— begin Collected material —

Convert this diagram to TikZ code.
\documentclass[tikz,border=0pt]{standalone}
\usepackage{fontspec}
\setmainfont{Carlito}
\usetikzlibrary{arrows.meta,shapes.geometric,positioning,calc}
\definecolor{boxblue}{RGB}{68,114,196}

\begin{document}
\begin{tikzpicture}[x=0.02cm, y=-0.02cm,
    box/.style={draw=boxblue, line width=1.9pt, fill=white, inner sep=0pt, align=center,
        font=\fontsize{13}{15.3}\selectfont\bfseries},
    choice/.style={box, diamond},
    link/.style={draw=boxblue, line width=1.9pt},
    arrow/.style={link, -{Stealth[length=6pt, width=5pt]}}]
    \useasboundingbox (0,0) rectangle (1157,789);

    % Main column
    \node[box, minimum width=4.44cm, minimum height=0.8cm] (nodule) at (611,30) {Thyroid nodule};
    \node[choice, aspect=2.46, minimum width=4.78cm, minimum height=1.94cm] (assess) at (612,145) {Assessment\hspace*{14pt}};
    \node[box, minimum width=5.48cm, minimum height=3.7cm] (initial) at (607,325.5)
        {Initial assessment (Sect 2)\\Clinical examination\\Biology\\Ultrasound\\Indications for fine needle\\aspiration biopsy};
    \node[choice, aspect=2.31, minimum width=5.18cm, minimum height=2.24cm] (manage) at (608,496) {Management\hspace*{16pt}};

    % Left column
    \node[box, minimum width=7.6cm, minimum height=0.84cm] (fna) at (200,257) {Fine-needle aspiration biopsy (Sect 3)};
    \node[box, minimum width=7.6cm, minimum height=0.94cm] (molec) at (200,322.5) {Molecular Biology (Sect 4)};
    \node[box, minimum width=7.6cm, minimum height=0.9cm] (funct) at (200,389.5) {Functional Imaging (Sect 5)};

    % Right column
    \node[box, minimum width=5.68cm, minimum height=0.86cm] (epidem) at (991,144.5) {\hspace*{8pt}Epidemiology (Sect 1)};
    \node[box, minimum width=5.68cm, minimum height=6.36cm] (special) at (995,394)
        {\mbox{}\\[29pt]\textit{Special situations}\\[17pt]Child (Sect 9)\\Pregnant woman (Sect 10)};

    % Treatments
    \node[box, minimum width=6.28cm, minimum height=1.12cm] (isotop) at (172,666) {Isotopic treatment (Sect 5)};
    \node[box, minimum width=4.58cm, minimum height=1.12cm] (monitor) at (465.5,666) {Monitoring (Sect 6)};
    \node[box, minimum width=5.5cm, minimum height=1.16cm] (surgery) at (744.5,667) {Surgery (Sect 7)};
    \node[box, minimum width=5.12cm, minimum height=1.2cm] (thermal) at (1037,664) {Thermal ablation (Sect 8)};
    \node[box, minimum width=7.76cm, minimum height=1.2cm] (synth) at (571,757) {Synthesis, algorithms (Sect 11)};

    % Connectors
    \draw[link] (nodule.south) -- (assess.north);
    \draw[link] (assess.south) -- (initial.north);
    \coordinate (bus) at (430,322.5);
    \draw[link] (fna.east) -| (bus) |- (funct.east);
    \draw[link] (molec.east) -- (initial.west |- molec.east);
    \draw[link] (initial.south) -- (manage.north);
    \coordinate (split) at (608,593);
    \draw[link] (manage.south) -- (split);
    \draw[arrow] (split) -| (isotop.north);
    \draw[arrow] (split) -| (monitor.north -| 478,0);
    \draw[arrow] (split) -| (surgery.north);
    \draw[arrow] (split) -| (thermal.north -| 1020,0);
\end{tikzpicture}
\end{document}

— end Collected material —

Copy out the full listing exactly.

Convert this diagram to TikZ code.
\documentclass[tikz,border=0pt]{standalone}
\usepackage{fontspec}
\setmainfont{Carlito}
\usetikzlibrary{arrows.meta,shapes.geometric,positioning,calc}
\definecolor{boxblue}{RGB}{68,114,196}

\begin{document}
\begin{tikzpicture}[x=0.02cm, y=-0.02cm,
    box/.style={draw=boxblue, line width=1.9pt, fill=white, inner sep=0pt, align=center,
        font=\fontsize{13}{15.3}\selectfont\bfseries},
    choice/.style={box, diamond},
    link/.style={draw=boxblue, line width=1.9pt},
    arrow/.style={link, -{Stealth[length=6pt, width=5pt]}}]
    \useasboundingbox (0,0) rectangle (1157,789);

    % Main column
    \node[box, minimum width=4.44cm, minimum height=0.8cm] (nodule) at (611,30) {Thyroid nodule};
    \node[choice, aspect=2.46, minimum width=4.78cm, minimum height=1.94cm] (assess) at (612,145) {Assessment\hspace*{14pt}};
    \node[box, minimum width=5.48cm, minimum height=3.7cm] (initial) at (607,325.5)
        {Initial assessment (Sect 2)\\Clinical examination\\Biology\\Ultrasound\\Indications for fine needle\\aspiration biopsy};
    \node[choice, aspect=2.31, minimum width=5.18cm, minimum height=2.24cm] (manage) at (608,496) {Management\hspace*{16pt}};

    % Left column
    \node[box, minimum width=7.6cm, minimum height=0.84cm] (fna) at (200,257) {Fine-needle aspiration biopsy (Sect 3)};
    \node[box, minimum width=7.6cm, minimum height=0.94cm] (molec) at (200,322.5) {Molecular Biology (Sect 4)};
    \node[box, minimum width=7.6cm, minimum height=0.9cm] (funct) at (200,389.5) {Functional Imaging (Sect 5)};

    % Right column
    \node[box, minimum width=5.68cm, minimum height=0.86cm] (epidem) at (991,144.5) {\hspace*{8pt}Epidemiology (Sect 1)};
    \node[box, minimum width=5.68cm, minimum height=6.36cm] (special) at (995,394)
        {\mbox{}\\[29pt]\textit{Special situations}\\[17pt]Child (Sect 9)\\Pregnant woman (Sect 10)};

    % Treatments
    \node[box, minimum width=6.28cm, minimum height=1.12cm] (isotop) at (172,666) {Isotopic treatment (Sect 5)};
    \node[box, minimum width=4.58cm, minimum height=1.12cm] (monitor) at (465.5,666) {Monitoring (Sect 6)};
    \node[box, minimum width=5.5cm, minimum height=1.16cm] (surgery) at (744.5,667) {Surgery (Sect 7)};
    \node[box, minimum width=5.12cm, minimum height=1.2cm] (thermal) at (1037,664) {Thermal ablation (Sect 8)};
    \node[box, minimum width=7.76cm, minimum height=1.2cm] (synth) at (571,757) {Synthesis, algorithms (Sect 11)};

    % Connectors
    \draw[link] (nodule.south) -- (assess.north);
    \draw[link] (assess.south) -- (initial.north);
    \coordinate (bus) at (430,322.5);
    \draw[link] (fna.east) -| (bus) |- (funct.east);
    \draw[link] (molec.east) -- (initial.west |- molec.east);
    \draw[link] (initial.south) -- (manage.north);
    \coordinate (split) at (608,593);
    \draw[link] (manage.south) -- (split);
    \draw[arrow] (split) -| (isotop.north);
    \draw[arrow] (split) -| (monitor.north -| 478,0);
    \draw[arrow] (split) -| (surgery.north);
    \draw[arrow] (split) -| (thermal.north -| 1020,0);
\end{tikzpicture}
\end{document}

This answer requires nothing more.